WHAT IS BEING ASKED – Copy nothing but the stretch that opens with the line containing "What matplotlib code" and closes with the line containing "90, 95, 100, 105, 110, 115, 120, 125, 129.5]". Keep pictures out.

++++++++++

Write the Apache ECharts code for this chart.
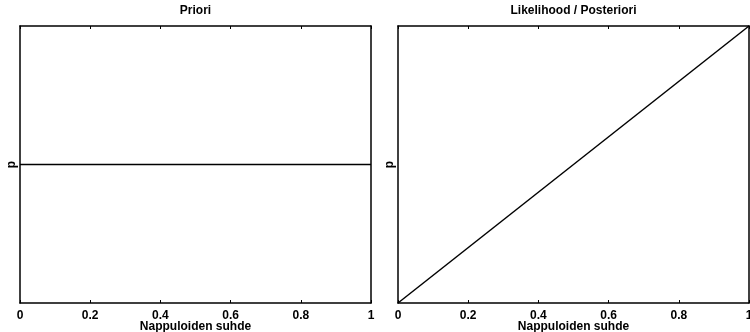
<!DOCTYPE html>
<html>
<head>
<meta charset="utf-8">
<script src="https://cdn.jsdelivr.net/npm/echarts@6/dist/echarts.min.js"></script>
<style>
  html, body { margin: 0; padding: 0; background: #fff; }
  #chart { width: 750px; height: 332px; }
</style>
</head>
<body>
<div id="chart"></div>
<script>
// data
const xTicks = [0, 0.2, 0.4, 0.6, 0.8, 1];
const prioriX = [0, 1];
const prioriY = [1, 1];
const posteriorX = [0, 1];
const posteriorY = [0, 2];
const titles = ['Priori', 'Likelihood / Posteriori'];
const xName = 'Nappuloiden suhde';
const yName = 'p';

const font = 'Liberation Sans, Arial, sans-serif';
const grids = [
  { left: 20, right: 379, top: 26, bottom: 29, outerBoundsMode: 'none' },
  { left: 398, right: 1, top: 26, bottom: 29, outerBoundsMode: 'none' }
];

function pairs(xs, ys) {
  return xs.map((x, i) => [x, ys[i]]);
}

const xAxes = [];
const yAxes = [];
grids.forEach((g, i) => {
  // bottom axis with labels
  xAxes.push({
    gridIndex: i, type: 'value', min: 0, max: 1, interval: 0.2,
    position: 'bottom',
    name: xName, nameLocation: 'middle', nameGap: 18, nameMoveOverlap: false,
    nameTextStyle: { color: '#000', fontWeight: 'bold', fontSize: 12, fontFamily: font,
      verticalAlign: 'top', lineHeight: 12 },
    axisLine: { show: true, onZero: false, lineStyle: { color: '#000', width: 1.5 } },
    axisTick: { inside: true, length: 3, lineStyle: { color: '#000' } },
    axisLabel: {
      color: '#000', fontWeight: 'bold', fontSize: 12, fontFamily: font, margin: 7,
      formatter: v => xTicks.includes(+v.toFixed(1)) ? String(+v.toFixed(1)) : ''
    },
    splitLine: { show: false }
  });
  // top mirror axis
  xAxes.push({
    gridIndex: i, type: 'value', min: 0, max: 1, interval: 0.2,
    position: 'top',
    axisLine: { show: true, onZero: false, lineStyle: { color: '#000', width: 1.5 } },
    axisTick: { inside: true, length: 3, lineStyle: { color: '#000' } },
    axisLabel: { show: false },
    splitLine: { show: false }
  });
  yAxes.push({
    gridIndex: i, type: 'value', min: 0, max: 2,
    position: 'left',
    name: yName, nameLocation: 'middle', nameGap: 2, nameRotate: 90, nameMoveOverlap: false,
    nameTextStyle: { color: '#000', fontWeight: 'bold', fontSize: 12, fontFamily: font },
    axisLine: { show: true, onZero: false, lineStyle: { color: '#000', width: 1.5 } },
    axisTick: { show: false },
    axisLabel: { show: false },
    splitLine: { show: false }
  });
  yAxes.push({
    gridIndex: i, type: 'value', min: 0, max: 2,
    position: 'right',
    axisLine: { show: true, onZero: false, lineStyle: { color: '#000', width: 1.5 } },
    axisTick: { show: false },
    axisLabel: { show: false },
    splitLine: { show: false }
  });
});

const option = {
  animation: false,
  backgroundColor: '#fff',
  title: titles.map((t, i) => ({
    text: t,
    left: grids[i].left + (750 - grids[i].left - grids[i].right) / 2,
    textAlign: 'center',
    top: 5,
    padding: 0,
    textStyle: { color: '#000', fontWeight: 'bold', fontSize: 12, fontFamily: font }
  })),
  grid: grids,
  xAxis: xAxes,
  yAxis: yAxes,
  series: [
    {
      type: 'line', xAxisIndex: 0, yAxisIndex: 0,
      data: pairs(prioriX, prioriY), showSymbol: false,
      lineStyle: { color: '#000', width: 1.5 }
    },
    {
      type: 'line', xAxisIndex: 2, yAxisIndex: 2,
      data: pairs(posteriorX, posteriorY), showSymbol: false,
      lineStyle: { color: '#000', width: 1.5 }
    }
  ]
};

const chart = echarts.init(document.getElementById('chart'), null, { renderer: 'canvas' });
chart.setOption(option);
</script>
</body>
</html>
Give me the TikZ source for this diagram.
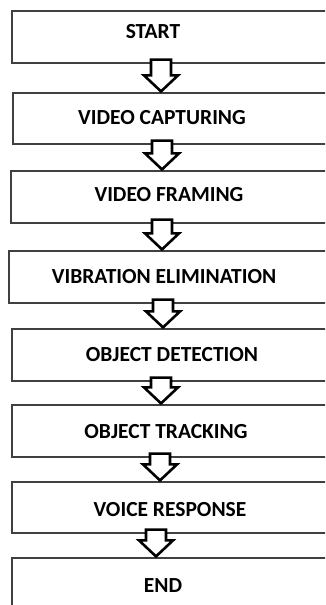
\documentclass[tikz,border=0pt]{standalone}
\usepackage{fontspec}
\setmainfont{Carlito}
\usetikzlibrary{calc}
\begin{document}
\begin{tikzpicture}[x=1pt,y=-1pt,
  box/.style={draw=black!75, line width=1.2pt, rectangle, inner sep=0pt, fill=white},
  lbl/.style={font=\fontsize{21.5}{24}\selectfont\bfseries, inner sep=0pt, text=black},
  arr/.style={draw=black, line width=2.6pt, fill=white, line join=miter}]
\useasboundingbox (0,0) rectangle (325,605);
\clip (0,0) rectangle (325,605);
\fill[white] (0,0) rectangle (325,605);
% boxes: left, top, bottom ; right edge beyond picture
\node[box, minimum width=330pt, minimum height=52pt] (b1) at (177,37) {};
\node[box, minimum width=330pt, minimum height=51pt] (b2) at (178,118.5) {};
\node[box, minimum width=330pt, minimum height=52pt] (b3) at (176,197) {};
\node[box, minimum width=330pt, minimum height=52pt] (b4) at (174,277) {};
\node[box, minimum width=330pt, minimum height=52pt] (b5) at (177,355) {};
\node[box, minimum width=330pt, minimum height=52pt] (b6) at (177,431) {};
\node[box, minimum width=330pt, minimum height=51pt] (b7) at (177,507.5) {};
\node[box, minimum width=330pt, minimum height=80pt] (b8) at (177,598) {};
% labels
\node[lbl] (t1) at (153,32) {START};
\node[lbl] (t2) at (162,118) {VIDEO CAPTURING};
\node[lbl] (t3) at (169,195) {VIDEO FRAMING};
\node[lbl] (t4) at (164,277) {VIBRATION ELIMINATION};
\node[lbl] (t5) at (172,355) {OBJECT DETECTION};
\node[lbl] (t6) at (166,432) {OBJECT TRACKING};
\node[lbl] (t7) at (170,510) {VOICE RESPONSE};
\node[lbl] (t8) at (163,586) {END};
% block arrows between boxes
\foreach \a/\b/\cx in {b1/b2/161, b2/b3/162, b3/b4/162, b4/b5/163, b5/b6/161, b6/b7/160, b7/b8/156}{
  \draw[arr] let \p1=(\a.south), \p2=(\b.north) in
    ({\cx pt-10pt},{\y1+4pt}) -- ({\cx pt-10pt},{\y2+17pt}) -- ({\cx pt-17pt},{\y2+17pt})
    -- ({\cx pt},{\y2+1pt}) -- ({\cx pt+17pt},{\y2+17pt}) -- ({\cx pt+10pt},{\y2+17pt})
    -- ({\cx pt+10pt},{\y1+4pt}) -- cycle;
}
\end{tikzpicture}
\end{document}
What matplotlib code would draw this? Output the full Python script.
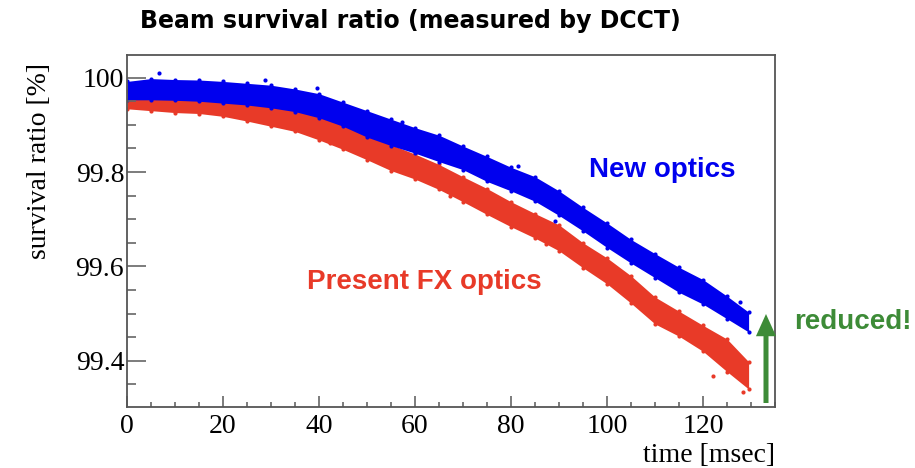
"""Beam survival ratio measured by DCCT: present FX optics vs new optics."""
import matplotlib
matplotlib.use("Agg")
import matplotlib.pyplot as plt
from matplotlib.ticker import MultipleLocator

# time [msec] at which the band edges were read
t = [0, 5, 10, 15, 20, 25, 30, 35, 40, 45, 50, 55, 60, 65, 70, 75, 80, 85,
     90, 95, 100, 105, 110, 115, 120, 125, 129.5]

# new optics (blue) band, upper / lower edge [%]
new_hi = [99.992, 99.998, 99.996, 99.995, 99.992, 99.988, 99.984, 99.976, 99.966,
          99.948, 99.930, 99.912, 99.894, 99.878, 99.855, 99.833, 99.810, 99.790,
          99.760, 99.725, 99.692, 99.657, 99.627, 99.598, 99.572, 99.537, 99.503]
new_lo = [99.953, 99.953, 99.952, 99.950, 99.946, 99.942, 99.936, 99.928, 99.915,
          99.897, 99.874, 99.856, 99.840, 99.822, 99.805, 99.780, 99.760, 99.738,
          99.708, 99.675, 99.640, 99.607, 99.576, 99.545, 99.520, 99.489, 99.461]

# present FX optics (red) band, upper / lower edge [%]
fx_hi = [99.972, 99.972, 99.970, 99.965, 99.960, 99.955, 99.948, 99.938, 99.925,
         99.900, 99.880, 99.858, 99.838, 99.816, 99.790, 99.765, 99.737, 99.712,
         99.688, 99.650, 99.618, 99.580, 99.535, 99.505, 99.475, 99.446, 99.398]
fx_lo = [99.934, 99.930, 99.926, 99.924, 99.918, 99.908, 99.897, 99.886, 99.868,
         99.848, 99.826, 99.803, 99.785, 99.763, 99.737, 99.710, 99.684, 99.660,
         99.633, 99.597, 99.563, 99.522, 99.478, 99.452, 99.420, 99.377, 99.340]

# isolated points standing out of each band
new_out_t = [6.6, 28.8, 39.6, 57.2, 81.5, 89.2, 127.7]
new_out_v = [100.010, 99.995, 99.978, 99.907, 99.812, 99.696, 99.524]
fx_out_t = [42.3, 59.0, 67.3, 87.3, 122.0, 128.4]
fx_out_v = [99.862, 99.799, 99.749, 99.647, 99.368, 99.334]

RED = "#e83a28"
BLUE = "#0000ee"
GREEN = "#3d8b37"
FRAME = "#555555"
SANS = ["Liberation Sans", "DejaVu Sans"]
SERIF = ["Liberation Serif", "DejaVu Serif"]


def band(ax, lo, hi, out_t, out_v, color):
    ax.fill_between(t, lo, hi, color=color, lw=0)
    ax.scatter(t + t, hi + lo, s=9, color=color, lw=0)
    ax.scatter(out_t, out_v, s=9, color=color, lw=0)


def main():
    W, H = 915, 468
    fig = plt.figure(figsize=(W / 100, H / 100), dpi=100)
    ax = fig.add_axes([127 / W, 1 - 407 / H, (775 - 127) / W, (407 - 55) / H])

    band(ax, fx_lo, fx_hi, fx_out_t, fx_out_v, RED)
    band(ax, new_lo, new_hi, new_out_t, new_out_v, BLUE)

    ax.set_xlim(0, 135)
    ax.set_ylim(99.302, 100.048)
    ax.xaxis.set_major_locator(MultipleLocator(20))
    ax.xaxis.set_minor_locator(MultipleLocator(5))
    ax.yaxis.set_major_locator(MultipleLocator(0.2))
    ax.yaxis.set_minor_locator(MultipleLocator(0.05))
    ax.yaxis.set_major_formatter(lambda v, p: f"{v:g}" if abs(v - 100) > 1e-6 else "100")

    for s in ax.spines.values():
        s.set_color(FRAME); s.set_linewidth(1.3)
    ax.tick_params(axis="both", which="both", direction="in", color="#666666", width=1.2)
    ax.tick_params(axis="y", which="major", length=13.5, pad=2)
    ax.tick_params(axis="y", which="minor", length=6.8)
    ax.tick_params(axis="x", which="major", length=8, pad=5)
    ax.tick_params(axis="x", which="minor", length=3.6)
    for lab in ax.get_xticklabels() + ax.get_yticklabels():
        lab.set_fontfamily(SERIF); lab.set_fontsize(20)

    fig.text(775 / W, 1 - 455 / H, "time [msec]", ha="right", va="center",
             family=SERIF, fontsize=20)
    fig.text(40 / W, 1 - 63 / H, "survival ratio [%]", ha="center", va="top",
             rotation=90, family=SERIF, fontsize=20)

    fig.text(410 / W, 1 - 21 / H, "Beam survival ratio (measured by DCCT)",
             ha="center", va="center", family=["DejaVu Sans"], weight="bold", fontsize=17)
    fig.text(662 / W, 1 - 170 / H, "New optics", ha="center", va="center",
             family=SANS, weight="bold", fontsize=20, color=BLUE)
    fig.text(424 / W, 1 - 282 / H, "Present FX optics", ha="center", va="center",
             family=SANS, weight="bold", fontsize=20, color=RED)
    fig.text(853 / W, 1 - 322 / H, "reduced!", ha="center", va="center",
             family=SANS, weight="bold", fontsize=20, color=GREEN)

    ax.annotate("", xy=(766, H - 314), xytext=(766, H - 403),
                xycoords="figure pixels", textcoords="figure pixels",
                arrowprops=dict(width=3.6, headwidth=14.5, headlength=16,
                                shrink=0, color=GREEN, lw=0),
                annotation_clip=False)

    fig.savefig("out.png", dpi=100)
    plt.close(fig)


if __name__ == "__main__": main()
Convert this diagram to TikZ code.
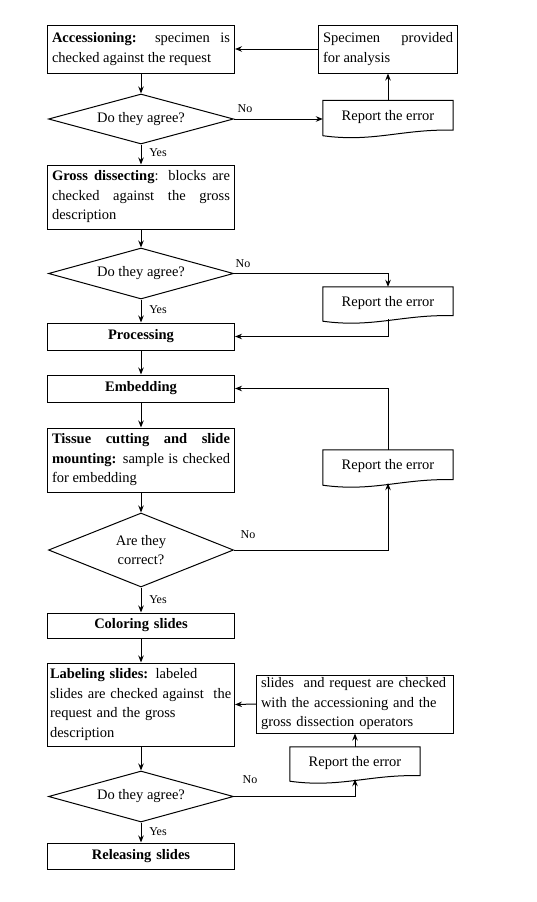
\documentclass[tikz,border=0pt]{standalone}
\usepackage{fontspec}
\setmainfont{Liberation Serif}
\usetikzlibrary{shapes.geometric,arrows.meta}
\newcommand\docoutline[1]{%
  \draw[lineb] ([yshift=-2pt]#1.south west) -- (#1.north west) -- (#1.north east)
    -- ([yshift=3.5pt]#1.south east)
    .. controls ([xshift=-50pt,yshift=5pt]#1.south east) and ([xshift=50pt,yshift=-9pt]#1.south west)
    .. ([yshift=-2pt]#1.south west) -- cycle;}
\tikzset{
  lineb/.style={line width=1pt},
  txt/.style={font=\fontsize{14.5}{19.5}\selectfont},
  procbox/.style={txt, draw, lineb, rectangle, text width=178pt, inner xsep=4.5pt, inner ysep=1pt, align=justify},
  centbox/.style={procbox, align=center, font=\fontsize{14.5}{19.5}\selectfont\bfseries},
  leftbox/.style={procbox, align=left},
  decision/.style={txt, draw, lineb, shape=diamond, shape aspect=3.7, inner sep=0pt, minimum width=185pt, minimum height=50pt, align=center},
  docnode/.style={txt, rectangle, minimum width=130pt, minimum height=33pt, inner sep=0pt},
  arr/.style={lineb, -{Stealth[length=7pt,width=5.5pt]}},
  lbl/.style={font=\fontsize{12}{14}\selectfont, inner sep=0pt}
}
\begin{document}
\begin{tikzpicture}[x=1pt,y=-1pt]
\path[use as bounding box] (0,0) rectangle (536,902);

% main column
\node[procbox, minimum height=48pt] (acc) at (141,49) {\textbf{Accessioning:} specimen is\linebreak checked against the request};
\node[procbox, text width=130pt, minimum height=48pt] (spec) at (388,49) {Specimen provided\linebreak for analysis};
\node[decision] (d1) at (141,119) {Do they agree?};
\node[docnode] (r1) at (388,117) {Report the error};
\docoutline{r1}

\node[procbox, minimum height=64pt] (gross) at (141,197) {\textbf{Gross dissecting}: blocks are\linebreak checked against the gross\linebreak description};
\node[decision, minimum height=51pt] (d2) at (141,273.5) {Do they agree?};
\node[docnode, minimum height=32pt] (r2) at (388,303) {Report the error};
\docoutline{r2}

\node[centbox, minimum height=27pt] (proc) at (141,336.5) {Processing};
\node[centbox, minimum height=27pt] (emb) at (141,388.5) {Embedding};
\node[procbox, minimum height=64pt] (tis) at (141,460) {\textbf{Tissue cutting and slide}\linebreak \textbf{mounting:} sample is checked\linebreak for embedding};
\node[decision, minimum height=74pt] (d3) at (141,550) {Are they\\correct?};
\node[docnode] (r3) at (388,466.5) {Report the error};
\docoutline{r3}

\node[centbox, minimum height=25pt] (col) at (141,625.5) {Coloring slides};
\node[leftbox, text width=182pt, inner xsep=2.5pt, minimum height=83pt] (lab) at (141,704.5) {\textbf{Labeling slides:} labeled\\slides are checked against\ \ the\\request and the gross\\description};
\node[leftbox, text width=188pt, minimum height=58pt] (slides) at (355,704) {slides\ \ and request are checked\\with the accessioning and the\\gross dissection operators};
\node[docnode, minimum height=32pt] (r4) at (355,763) {Report the error};
\docoutline{r4}
\node[decision, minimum height=51pt] (d4) at (141,796.5) {Do they agree?};
\node[centbox, minimum height=26pt] (rel) at (141,856) {Releasing slides};

% labels
\node[lbl] (no1) at (245,109) {No};
\node[lbl] (no2) at (243,264) {No};
\node[lbl] (no3) at (248,535) {No};
\node[lbl] (no4) at (250,780) {No};
\node[lbl] (yes1) at (158,153) {Yes};
\node[lbl] (yes2) at (158,310) {Yes};
\node[lbl] (yes3) at (158,600) {Yes};
\node[lbl] (yes4) at (158,832) {Yes};

% connectors
\draw[arr] (spec.west) -- (acc.east);
\draw[arr] (acc.south) -- (d1.north);
\draw[arr] (d1.east) -- (d1.east -| r1.west);
\draw[arr] (r1.north) -- (spec.south);
\draw[arr] (d1.south) -- (gross.north);
\draw[arr] (gross.south) -- (d2.north);
\draw[arr] (d2.east) -| (r2.north);
\draw[arr] (d2.south) -- (proc.north);
\draw[arr] (r2.south) |- (proc.east);
\draw[arr] (proc.south) -- (emb.north);
\draw[arr] (emb.south) -- (tis.north);
\draw[arr] (tis.south) -- (d3.north);
\draw[arr] (d3.east) -| (r3.south);
\draw[arr] (r3.north) |- (emb.east);
\draw[arr] (d3.south) -- (col.north);
\draw[arr] (col.south) -- (lab.north);
\draw[arr] (slides.west) -- (lab.east);
\draw[arr] (r4.north) -- (slides.south);
\draw[arr] (lab.south) -- (d4.north);
\draw[arr] (d4.east) -| (r4.south);
\draw[arr] (d4.south) -- (rel.north);
\end{tikzpicture}
\end{document}
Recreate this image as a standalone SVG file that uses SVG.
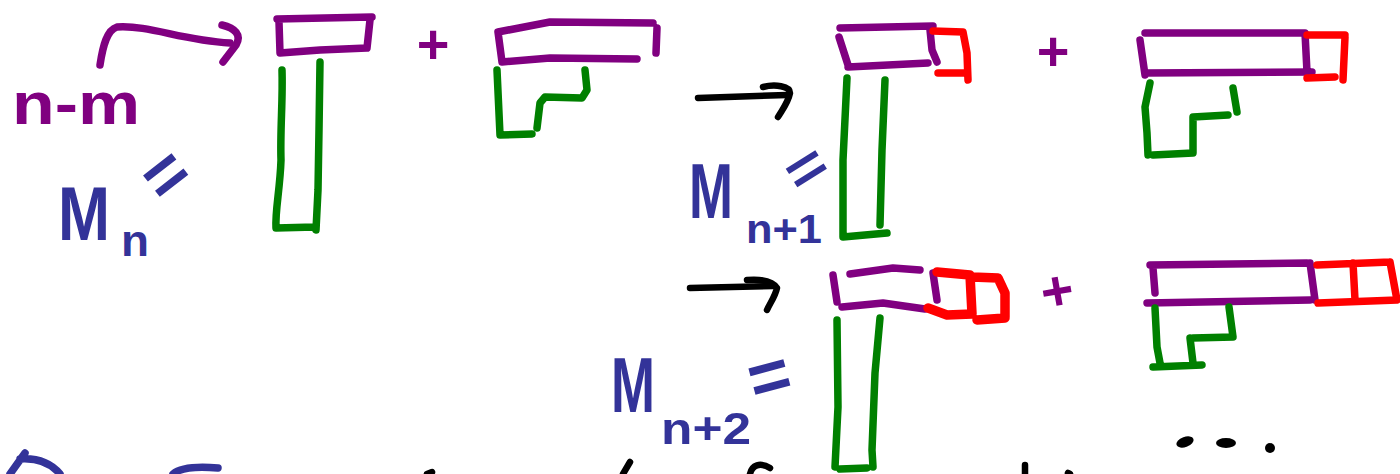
<svg xmlns="http://www.w3.org/2000/svg" width="1400" height="474" viewBox="0 0 1400 474">
<style>
path{fill:none;stroke-linecap:round;stroke-linejoin:round}
.p{stroke:#800080;stroke-width:7.5}
.g{stroke:#008000;stroke-width:7.5}
.r{stroke:#ff0000;stroke-width:7.5}
.r2{stroke:#ff0000;stroke-width:9.5}
.k{stroke:#000;stroke-width:6.5}
.b{stroke:#333399;stroke-width:7.5}
text{font-family:"Liberation Sans",Arial,sans-serif;font-weight:bold}
.tb{fill:#333399}
.tp{fill:#800080}
</style>
<rect width="1400" height="474" fill="#fff"/>

<g id="connectors">
  <g id="arrow-nm">
    <path class="p" d="M100,65 C103,45 107,30 117,27 C150,25 180,40 230,43"/>
    <path class="p" d="M222,25 C235,28 242,35 236,45 L223,62"/>
  </g>
  <g id="arrow-1">
    <path class="k" d="M698,98 L787,95"/>
    <path class="k" d="M763,87 C775,84 790,86 790,93 C788,103 782,110 778,117"/>
  </g>
  <g id="arrow-2">
    <path class="k" d="M690,288 L773,286"/>
    <path class="k" d="M747,280 C760,279 772,280 777,288 C775,297 770,303 767,310"/>
  </g>
</g>

<g id="label-nm">
  <text class="tp" x="12" y="124" font-size="60" textLength="128" lengthAdjust="spacingAndGlyphs">n-m</text>
</g>

<g id="label-Mn">
  <text class="tb" x="58" y="240" font-size="76" textLength="52" lengthAdjust="spacingAndGlyphs">M</text>
  <text class="tb" x="121" y="256" font-size="44" textLength="28" lengthAdjust="spacingAndGlyphs">n</text>
  <text class="tb" x="165" y="199" font-size="72" text-anchor="middle" transform="rotate(-38 165 174)">=</text>
</g>

<g id="block-Mn">
  <path class="p" d="M277,19 L372,17 M370,20 L367,48 M280,53 L320,50 L367,48 M279,22 L280,53"/>
  <path class="g" d="M282,70 C283,100 280,130 281,160 C280,190 275,210 276,228 L315,227 M320,62 L319,130 L318,190 L316,230"/>
</g>

<g id="plus-1">
  <text class="tp" x="433" y="63" font-size="56" text-anchor="middle">+</text>
</g>

<g id="term-1">
  <path class="p" d="M498,32 L550,22 L653,23 M657,28 L656,53 M498,32 L502,62 L550,58 L637,59"/>
  <path class="g" d="M497,70 L500,135 L532,134 M537,128 L540,103 L545,97 L582,98 L587,90 L585,70"/>
</g>

<g id="label-Mn1">
  <text class="tb" x="689" y="218" font-size="78" textLength="44" lengthAdjust="spacingAndGlyphs">M</text>
  <text class="tb" x="746" y="243" font-size="40" textLength="76" lengthAdjust="spacingAndGlyphs">n+1</text>
  <text class="tb" x="806" y="188" font-size="58" text-anchor="middle" transform="rotate(-32 806 168) translate(806 168) scale(1.2 1) translate(-806 -168)">=</text>
</g>

<g id="block-Mn1">
  <path class="p" d="M840,28 L933,26 M839,37 L848,65 M848,67 L928,63 M930,30 L932,50 L937,62"/>
  <path class="r" d="M933,31 L963,32 L967,53 L968,80 M938,73 L967,73"/>
  <path class="g" d="M847,78 L843,160 L843,237 L887,233 M885,80 L882,150 L880,225"/>
</g>

<g id="plus-2">
  <text class="tp" x="1053" y="70" font-size="56" text-anchor="middle">+</text>
</g>

<g id="term-2">
  <path class="p" d="M1145,33 L1305,33 M1140,40 L1145,75 M1145,73 L1312,72 M1305,33 L1307,72"/>
  <path class="r" d="M1307,35 L1345,35 M1345,37 L1343,80 M1307,78 L1335,77"/>
  <path class="g" d="M1150,83 L1145,107 L1147,133 L1148,155 M1153,155 L1193,153 L1193,117 L1228,115 M1233,88 L1237,112"/>
</g>

<g id="label-Mn2">
  <text class="tb" x="611" y="412" font-size="78" textLength="44" lengthAdjust="spacingAndGlyphs">M</text>
  <text class="tb" x="661" y="444" font-size="45" textLength="90" lengthAdjust="spacingAndGlyphs">n+2</text>
  <text class="tb" x="769" y="401" font-size="72" text-anchor="middle" transform="rotate(-15 769 376)">=</text>
</g>

<g id="block-Mn2">
  <path class="p" d="M833,275 L837,302 M850,274 L893,268 L920,270 M842,307 L883,303 L925,309 M933,273 L937,300"/>
  <path class="r2" d="M937,272 L970,275 M970,275 L972,314 M928,308 L947,315 L972,314 M972,277 L998,278 L1005,293 L1005,317 M977,320 L1005,318"/>
  <path class="g" d="M837,320 L838,407 L835,467 M880,318 L875,373 L872,450 L873,467 M840,469 L867,468"/>
</g>

<g id="plus-3">
  <text class="tp" x="1057" y="310" font-size="56" text-anchor="middle" transform="rotate(-10 1057 290)">+</text>
</g>

<g id="term-3">
  <path class="p" d="M1150,265 L1307,263 M1153,268 L1155,293 M1147,303 L1310,300 M1310,263 L1315,300"/>
  <path class="r" d="M1317,265 L1390,262 M1390,262 L1397,300 M1318,303 L1397,300 M1353,263 L1355,300"/>
  <path class="g" d="M1155,308 L1157,347 L1160,363 M1153,367 L1202,365 M1190,338 L1193,363 M1193,338 L1233,337 L1229,307"/>
</g>

<g id="ellipsis">
  <ellipse cx="1185" cy="442" rx="9" ry="5" transform="rotate(-20 1185 442)" fill="#000"/>
  <ellipse cx="1226" cy="443" rx="10" ry="5" fill="#000"/>
  <circle cx="1270" cy="448" r="5" fill="#000"/>
</g>

<g id="cut-off-bottom">
  <path class="b" d="M25,453 L10,474 M20,459 C35,458 50,462 60,474 M173,474 C180,468 195,466 218,468"/>
  <path class="k" d="M623,474 L630,462 M750,474 C752,465 760,462 770,468 M1025,465 L1025,474 M1068,473 L1070,474 M427,474 L432,472"/>
</g>
</svg>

++++++++++

TASK RESULT –
What matplotlib code would draw this? Output the full Python script.
"""Beam survival ratio measured by DCCT: present FX optics vs new optics."""
import matplotlib
matplotlib.use("Agg")
import matplotlib.pyplot as plt
from matplotlib.ticker import MultipleLocator

# time [msec] at which the band edges were read
t = [0, 5, 10, 15, 20, 25, 30, 35, 40, 45, 50, 55, 60, 65, 70, 75, 80, 85,
     90, 95, 100, 105, 110, 115, 120, 125, 129.5]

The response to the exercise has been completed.